As we know, any form of communitization of debt (Eurobonds are) will only be possible at the end of the restructuring process which is underway now, after the Treaty revision, which will be probably signed next March. As for the mechanism for automatic sanctions over deficit, once approved, the implementation into national legislation would be supervised by the European Court. In the meantime the ECB and the IMF are expected to work together in ensuring healthy public budgets in Member States.

In the last years in the Eurozone, the foundations of our political union have been under threat due to the lack of trust in the euro, which has not been just a peripheral one. Certainly in 2011 we have witnessed the fall of governments from Greece, Italy, Slovenia, Slovakia, Denmark and Spain, but the most relevant fact of the year is that political leaders have finally decided to strengthen economic governance like never before.

To a certain extent, in the last Council, 26 out of 27 Member states laid the foundations of a closer union, for the proposed Treaty revision is a step forward in a context of economic uncertainty. Sadly, national egotism remains the biggest threat. David Cameron went to Brussels with the only intention  "to defend British interests" and there have also been national debates in Sweden, Hungary, the Czech Republic, revealing the anti-EU fears or prejudices remaining in some nations, unable to admit the main lesson to draw from this crisis, which is that governments can no longer act independently.

It’s undeniable that States need the money from the banking system and the markets to finance public policies, but governments have also realized that markets need tighter discipline and warranties. A deeper Eurozone integration acts as a safeguard for investors, and this is why the EU needs to step up its economic governance if it is to guarantee fiscal discipline in each Member State.
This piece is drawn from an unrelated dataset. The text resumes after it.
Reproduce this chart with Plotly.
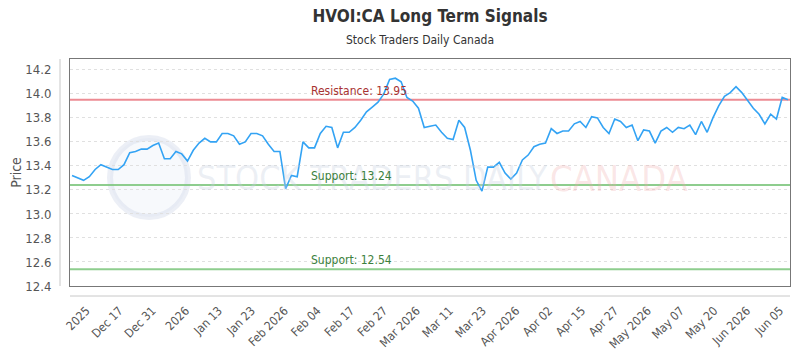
import plotly.graph_objects as go

# ---- data ----
prices = [
    13.32, 13.30, 13.28, 13.31, 13.37, 13.41, 13.39, 13.37, 13.37, 13.41,
    13.51, 13.52, 13.54, 13.54, 13.57, 13.59, 13.46, 13.46, 13.52, 13.50,
    13.44, 13.53, 13.59, 13.63, 13.60, 13.60, 13.67, 13.67, 13.65, 13.58,
    13.60, 13.67, 13.67,
    13.65, 13.58, 13.52, 13.52, 13.21, 13.32, 13.31, 13.60, 13.55, 13.55,
    13.67, 13.73, 13.72, 13.55, 13.68, 13.68, 13.72, 13.78, 13.85, 13.89,
    13.93, 14.00, 14.12, 14.13, 14.10, 13.97, 13.94, 13.88, 13.72, 13.73,
    13.74, 13.68, 13.63, 13.62, 13.78, 13.72, 13.53, 13.28, 13.19, 13.39,
    13.39, 13.43, 13.34, 13.29, 13.34, 13.45, 13.49, 13.56, 13.58, 13.59,
    13.71, 13.67, 13.69, 13.69, 13.75, 13.77, 13.72, 13.81, 13.80, 13.72,
    13.67,
    13.79, 13.77, 13.72, 13.74, 13.61, 13.70, 13.69, 13.59, 13.69, 13.72,
    13.68, 13.72, 13.71, 13.74, 13.66, 13.77, 13.68, 13.80, 13.90, 13.98,
    14.01, 14.06, 14.01, 13.94, 13.88, 13.83, 13.75, 13.83, 13.79, 13.97,
    13.95,
]
x_index = list(range(len(prices)))

tick_labels = ["2025", "Dec 17", "Dec 31", "2026", "Jan 13", "Jan 23", "Feb 2026",
               "Feb 04", "Feb 17", "Feb 27", "Mar 2026", "Mar 11", "Mar 23",
               "Apr 2026", "Apr 02", "Apr 15", "Apr 27", "May 2026", "May 07",
               "May 20", "Jun 2026", "Jun 05"]
tick_positions = [2.5, 8.2, 13.9, 19.7, 25.4, 31.1, 36.8, 42.5, 48.3, 54.0, 59.7,
                  65.4, 71.1, 76.9, 82.6, 88.3, 94.0, 99.7, 105.4, 111.2, 116.9, 122.6]

resistance = 13.95
supports = [13.24, 12.54]

y_ticks = [12.4, 12.6, 12.8, 13.0, 13.2, 13.4, 13.6, 13.8, 14.0, 14.2]

FONT = "DejaVu Sans Condensed, Roboto, Arial, sans-serif"
TFONT = "DejaVu Sans Condensed, Roboto, Arial, sans-serif"

fig = go.Figure()

fig.add_trace(go.Scatter(
    x=x_index, y=prices, mode="lines",
    line=dict(color="#33a3f4", width=1.6),
    hoverinfo="skip", showlegend=False,
))

# watermark
fig.add_shape(type="circle", xref="paper", yref="paper",
              x0=(110 - 70) / 720, x1=(188 - 70) / 720,
              y0=(286 - 217) / 227, y1=(286 - 138) / 227,
              line=dict(color="rgba(200,210,230,0.35)", width=6),
              fillcolor="rgba(225,232,242,0.25)", layer="below")
fig.add_annotation(xref="paper", yref="paper", x=(195 - 70) / 720, y=(286 - 178) / 227,
                   xanchor="left", yanchor="middle", showarrow=False,
                   text="STOCK TRADERS DAILY",
                   font=dict(family=TFONT, size=34, color="rgba(200,210,225,0.35)"))
fig.add_annotation(xref="paper", yref="paper", x=(548 - 70) / 720, y=(286 - 178) / 227,
                   xanchor="left", yanchor="middle", showarrow=False,
                   text="CANADA",
                   font=dict(family=TFONT, size=36, color="rgba(240,170,170,0.3)"))

# resistance / support lines
fig.add_shape(type="line", xref="paper", x0=0, x1=1, yref="y",
              y0=resistance, y1=resistance,
              line=dict(color="rgba(232,110,120,0.8)", width=2), layer="below")
fig.add_annotation(xref="paper", x=0.332, yref="y", y=resistance,
                   text=f"Resistance: {resistance:.2f}", showarrow=False,
                   yanchor="bottom", yshift=0,
                   font=dict(family=FONT, size=12, color="#a83232"))
for s in supports:
    fig.add_shape(type="line", xref="paper", x0=0, x1=1, yref="y",
                  y0=s, y1=s,
                  line=dict(color="rgba(130,200,130,0.9)", width=2), layer="below")
    fig.add_annotation(xref="paper", x=0.332, yref="y", y=s,
                       text=f"Support: {s:.2f}", showarrow=False,
                       yanchor="bottom", yshift=0,
                       font=dict(family=FONT, size=12, color="#3c7f3c"))

# extra axis lines (offset) like the reference
fig.add_shape(type="line", xref="paper", yref="paper",
              x0=-10 / 720, x1=-10 / 720, y0=0, y1=1,
              line=dict(color="#c8c8c8", width=1))
fig.add_shape(type="line", xref="paper", yref="paper",
              x0=0, x1=1, y0=-10 / 227, y1=-10 / 227,
              line=dict(color="#c8c8c8", width=1))

# subtitle
fig.add_annotation(xref="paper", yref="paper", x=0.5 - 10 / 720, y=1 + 19 / 227,
                   xanchor="center", yanchor="middle", showarrow=False,
                   text="Stock Traders Daily Canada",
                   font=dict(family=TFONT, size=12, color="#333333"))

fig.update_layout(
    width=800, height=350,
    margin=dict(l=70, r=10, t=59, b=64),
    paper_bgcolor="white", plot_bgcolor="white",
    font=dict(family=FONT, color="#555555"),
    title=dict(text="<b>HVOI:CA Long Term Signals</b>",
               x=0.5, xanchor="center", xref="paper", y=1 - 16 / 350, yanchor="middle",
               font=dict(family=TFONT, size=17, color="#333333")),
    xaxis=dict(range=[-0.35, len(prices) - 1 + 0.35],
               tickmode="array", tickvals=tick_positions, ticktext=tick_labels,
               tickangle=-45, showgrid=False, zeroline=False, automargin=False,
               showline=True, linecolor="#777777", mirror=True, ticks="",
               ticklabelstandoff=12,
               tickfont=dict(family=FONT, size=12, color="#555555")),
    yaxis=dict(range=[12.4, 14.29], tickmode="array", tickvals=y_ticks,
               ticktext=[f"{v:.1f}" for v in y_ticks], automargin=False,
               showgrid=True, gridcolor="#e0e0e0", griddash="dot", zeroline=False,
               showline=True, linecolor="#777777", mirror=True, ticks="",
               ticklabelstandoff=15,
               title=dict(text="Price", font=dict(family=FONT, size=14, color="#555555"),
                          standoff=0),
               tickfont=dict(family=FONT, size=13, color="#555555")),
)

fig.write_html("out.html")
From 2012 on, the agreed reform package together with the legislative six-pack, will be implemented, ensuring a better coordination of economic and national budget policies. These political actions are a reflection of the idea of More Europe, which means Europe acting as a single voice, for national governments are no longer able to cope with the pressures of their creditors and private rating agencies. What remains to be seen is how we can manage to ensure accountability for the institutional framework so that to overcome current lack of confidence felt by its citizens, not just the markets.
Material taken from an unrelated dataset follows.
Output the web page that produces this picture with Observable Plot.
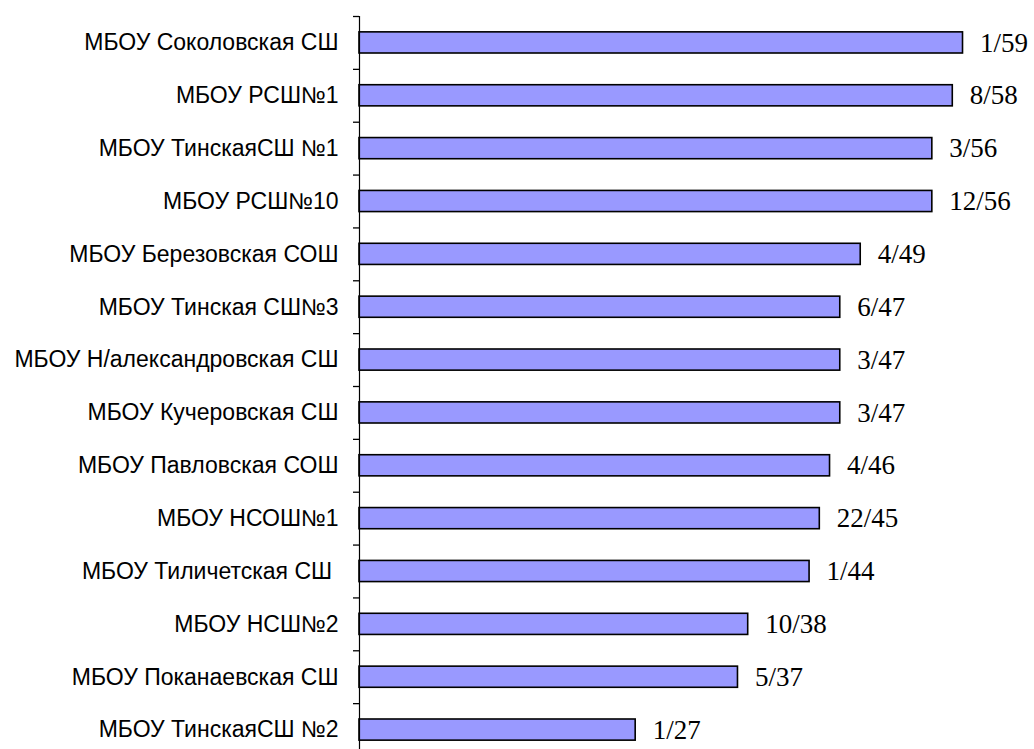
<!DOCTYPE html>
<html><head><meta charset="utf-8">
<script src="https://cdn.jsdelivr.net/npm/d3@7"></script>
<script src="https://cdn.jsdelivr.net/npm/@observablehq/plot@0.6"></script>
<style>body{margin:0;background:#fff}</style>
</head><body><div id="chart"></div>
<script>
const schools = ["МБОУ Соколовская СШ","МБОУ РСШ№1","МБОУ ТинскаяСШ №1","МБОУ РСШ№10","МБОУ Березовская СОШ","МБОУ Тинская СШ№3","МБОУ Н/александровская СШ","МБОУ Кучеровская СШ","МБОУ Павловская СОШ","МБОУ НСОШ№1","МБОУ Тиличетская СШ\u00a0","МБОУ НСШ№2","МБОУ Поканаевская СШ","МБОУ ТинскаяСШ №2"];
const values = [59,58,56,56,49,47,47,47,46,45,44,38,37,27];
const labels = ["1/59","8/58","3/56","12/56","4/49","6/47","3/47","3/47","4/46","22/45","1/44","10/38","5/37","1/27"];
const data = schools.map((s,i)=>({school:s, value:values[i], label:labels[i]}));

const W = 1034, H = 749, mTop = 16, mBottom = -7, mLeft = 359, mRight = 5;
const xMax = 65.5;
const step = (H - mTop - mBottom) / schools.length;

const chart = Plot.plot({
  width: W, height: H,
  marginLeft: mLeft, marginRight: mRight, marginTop: mTop, marginBottom: mBottom,
  x: {domain: [0, xMax], axis: null},
  y: {domain: schools, paddingInner: 0.6, paddingOuter: 0.3, align: 0.5, round: false, label: null, axis: null},
  style: {background: "#fff"},
  marks: [
    Plot.barX(data, {x: "value", y: "school", fill: "#9999ff", stroke: "#000", strokeWidth: 1.6}),
    Plot.ruleX([0], {stroke: "#000", strokeWidth: 1.2}),
    Plot.axisY({text: null, tickSize: 6, dy: -step / 2, stroke: "#000", strokeWidth: 1.3, label: null}),
    Plot.axisY({tickSize: 0, tickPadding: 21, fontSize: 23, fontFamily: "Liberation Sans, Arial, sans-serif", fill: "#000", label: null}),
    Plot.text(data, {x: "value", y: "school", text: "label", dx: 17, textAnchor: "start", fontSize: 27, fontFamily: "Liberation Serif, Times New Roman, serif", fill: "#000"})
  ]
});
document.getElementById("chart").appendChild(chart);
</script></body></html>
Only a united Europe can be a dynamic economical and prosperous power in a globalized world. We bet for a long-term EU project, with requires not just budget balancing or fiscal discipline, but also policies for growth and competitiveness. We need institutions that give financial and political support to SMEs and entrepreneurs across Europe.
The challenge we face is not only about the transfer of economic or currency decisions, not even about a tax union. We are currently in a stage where national identities are losing their significance. Up to now the risk of euro-breakup has led to institutional reform which has de facto deepened integration.
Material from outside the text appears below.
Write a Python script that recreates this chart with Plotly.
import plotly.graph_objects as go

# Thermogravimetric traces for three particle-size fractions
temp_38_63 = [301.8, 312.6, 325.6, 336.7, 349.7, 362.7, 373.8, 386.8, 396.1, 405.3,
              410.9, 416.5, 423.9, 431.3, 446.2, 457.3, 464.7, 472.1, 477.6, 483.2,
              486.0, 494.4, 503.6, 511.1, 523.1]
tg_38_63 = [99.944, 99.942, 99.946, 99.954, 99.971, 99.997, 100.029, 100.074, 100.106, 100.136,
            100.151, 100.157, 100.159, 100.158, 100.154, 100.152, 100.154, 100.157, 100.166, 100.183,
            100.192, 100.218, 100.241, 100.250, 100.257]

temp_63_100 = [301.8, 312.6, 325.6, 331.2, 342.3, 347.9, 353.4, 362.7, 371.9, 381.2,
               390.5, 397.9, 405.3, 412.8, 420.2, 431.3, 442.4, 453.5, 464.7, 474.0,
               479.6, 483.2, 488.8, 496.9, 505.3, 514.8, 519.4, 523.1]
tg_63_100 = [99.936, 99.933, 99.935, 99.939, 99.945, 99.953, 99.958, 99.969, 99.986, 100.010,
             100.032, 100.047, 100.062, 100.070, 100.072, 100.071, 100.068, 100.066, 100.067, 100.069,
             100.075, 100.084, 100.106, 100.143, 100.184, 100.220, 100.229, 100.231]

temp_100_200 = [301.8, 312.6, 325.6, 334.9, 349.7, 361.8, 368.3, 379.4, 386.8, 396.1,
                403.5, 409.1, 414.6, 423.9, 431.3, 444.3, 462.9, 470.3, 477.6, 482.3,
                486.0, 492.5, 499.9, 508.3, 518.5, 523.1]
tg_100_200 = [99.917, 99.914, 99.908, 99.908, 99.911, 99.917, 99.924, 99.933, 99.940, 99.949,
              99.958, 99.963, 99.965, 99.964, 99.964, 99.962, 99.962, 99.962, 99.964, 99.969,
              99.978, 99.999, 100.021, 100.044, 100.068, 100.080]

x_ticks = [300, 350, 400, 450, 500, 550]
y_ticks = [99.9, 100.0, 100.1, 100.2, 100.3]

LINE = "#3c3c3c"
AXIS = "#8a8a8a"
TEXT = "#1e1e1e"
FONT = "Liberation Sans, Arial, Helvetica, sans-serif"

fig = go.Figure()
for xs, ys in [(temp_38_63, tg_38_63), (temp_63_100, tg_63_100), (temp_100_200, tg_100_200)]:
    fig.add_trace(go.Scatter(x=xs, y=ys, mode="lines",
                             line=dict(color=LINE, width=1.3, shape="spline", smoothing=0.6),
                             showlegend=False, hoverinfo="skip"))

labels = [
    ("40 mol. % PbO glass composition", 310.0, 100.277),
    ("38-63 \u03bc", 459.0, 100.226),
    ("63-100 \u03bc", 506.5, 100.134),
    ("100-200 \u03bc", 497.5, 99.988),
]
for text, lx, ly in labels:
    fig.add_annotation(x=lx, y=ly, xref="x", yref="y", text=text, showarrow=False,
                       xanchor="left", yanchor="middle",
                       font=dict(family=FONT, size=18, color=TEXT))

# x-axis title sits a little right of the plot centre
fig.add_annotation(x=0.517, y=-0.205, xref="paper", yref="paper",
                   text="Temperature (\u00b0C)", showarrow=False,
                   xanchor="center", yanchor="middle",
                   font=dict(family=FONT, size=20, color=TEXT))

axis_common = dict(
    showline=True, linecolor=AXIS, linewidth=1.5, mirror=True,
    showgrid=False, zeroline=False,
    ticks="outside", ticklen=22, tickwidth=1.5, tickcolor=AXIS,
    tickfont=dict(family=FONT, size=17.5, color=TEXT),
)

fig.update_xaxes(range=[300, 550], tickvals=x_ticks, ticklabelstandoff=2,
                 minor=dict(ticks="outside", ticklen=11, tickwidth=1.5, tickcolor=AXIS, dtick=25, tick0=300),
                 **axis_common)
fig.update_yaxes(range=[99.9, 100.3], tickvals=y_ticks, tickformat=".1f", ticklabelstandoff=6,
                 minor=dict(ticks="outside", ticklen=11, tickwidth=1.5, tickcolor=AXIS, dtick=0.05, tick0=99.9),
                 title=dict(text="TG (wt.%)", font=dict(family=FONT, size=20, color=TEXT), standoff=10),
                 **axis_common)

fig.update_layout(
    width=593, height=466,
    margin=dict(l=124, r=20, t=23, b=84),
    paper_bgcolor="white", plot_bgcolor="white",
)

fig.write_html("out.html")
These changes should be the basis for a wider civil involvement, in which citizens would lay claim to a higher level of freedom and shared values. We must ensure the free movement and achieve the full internal market development in order to increase opportunities for all the European people.

More Europe means more chances for the European citizens in a context of extreme global competition. This is why Federal Europe project is more compelling than ever. We will keep it alive. Merry Christmas to all the Europeans and a very happy 2012!